I’m “biast” (con): nothing
(what is this about? see my critic’s minifesto)
Now, it is true that in 2006, during the Northern Ireland peace process, enemy leaders Ian Paisley and Martin McGuinness had a private meeting, after which real progress was made and a power-sharing government for the country was formed with them as, respectively, first minister and deputy first minister. The men had never even spoken before: with Paisley as head of the extremely conservative, pro-UK Democratic Unionist Party and McGuinness as former head of the independence-seeking Irish Republican Army and member of the left-wing political party Sinn Féin, they were almost literally mortal enemies on opposite sides of the “Troubles” (a uniquely Irish euphemistic understatement for civil war). Later, they became so chummy that they were dubbed “the Chuckle Brothers.”
So what transpired during that private meeting that resulted in such a dramatic turnaround in their relationship? The men never said (and both are dead now). So The Journey invents an imaginary dialogue for them as they travel through the Scottish countryside by car so that Paisley (Timothy Spall: Denial, Alice Through the Looking Glass), taking a brief break from the peace talks, can catch a plane home for a family celebration; McGuinness (Colm Meaney: Alan Partridge: The Movie, The Cold Light of Day) accompanies him in longstanding Troubles tradition, as a way to prevent assassination attempts (the idea being that neither side would chance killing their own man too).
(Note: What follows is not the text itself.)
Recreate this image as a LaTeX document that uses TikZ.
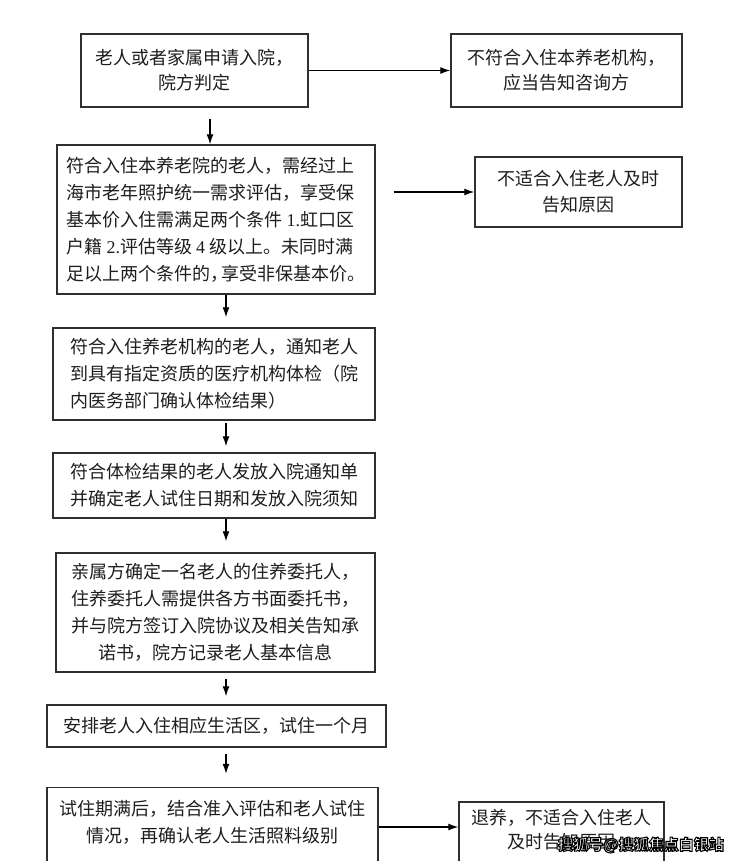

The performances are terrific — Meaney is especially good, maybe the best he’s ever been — but screenwriter Colin Bateman can muster up little more for their conversation than banalities about the distinctions between “freedom fighter” and “terrorist” (as McGuinness was seen by many), the distribution of guilt on both sides of a conflict, and the general ethics of politics and war. One astute observation about the nature of the compromises both Paisley and McGuinness are expected to make in order to secure peace is perhaps the only original and memorable takeaway from the film. Much of the rest of the men’s back-and-forth feels like a minimization of the horrific Troubles, which only seems to underscore the lingering suspicion the film leaves us with: that it has not even approached the reality of how these two men managed to find common ground between them.
I loved director Nick Hamm’s previous movie, 2011’s Killing Bono, which brought a cheeky self-deprecating wit to a battle of wills and talent between two musicians… but which also had a lot to say about the often self-defeating pitfalls of human nature. There probably isn’t a lot of room for humor in a story such as the one this film wants to tell (though there is a bit, which is more than you’d expect), but it definitely could use more of the same appreciation for how men can be their own worst enemies even as they believe they are striving for success. The Journey enjoys a hint of relevance at the moment, for those who might wish to see just how right-wing and how conservative the DUP is — that’s the party British prime minister Theresa May is trying to form a coalition government with at the moment — but it should feel a lot more urgent and imperative than it does.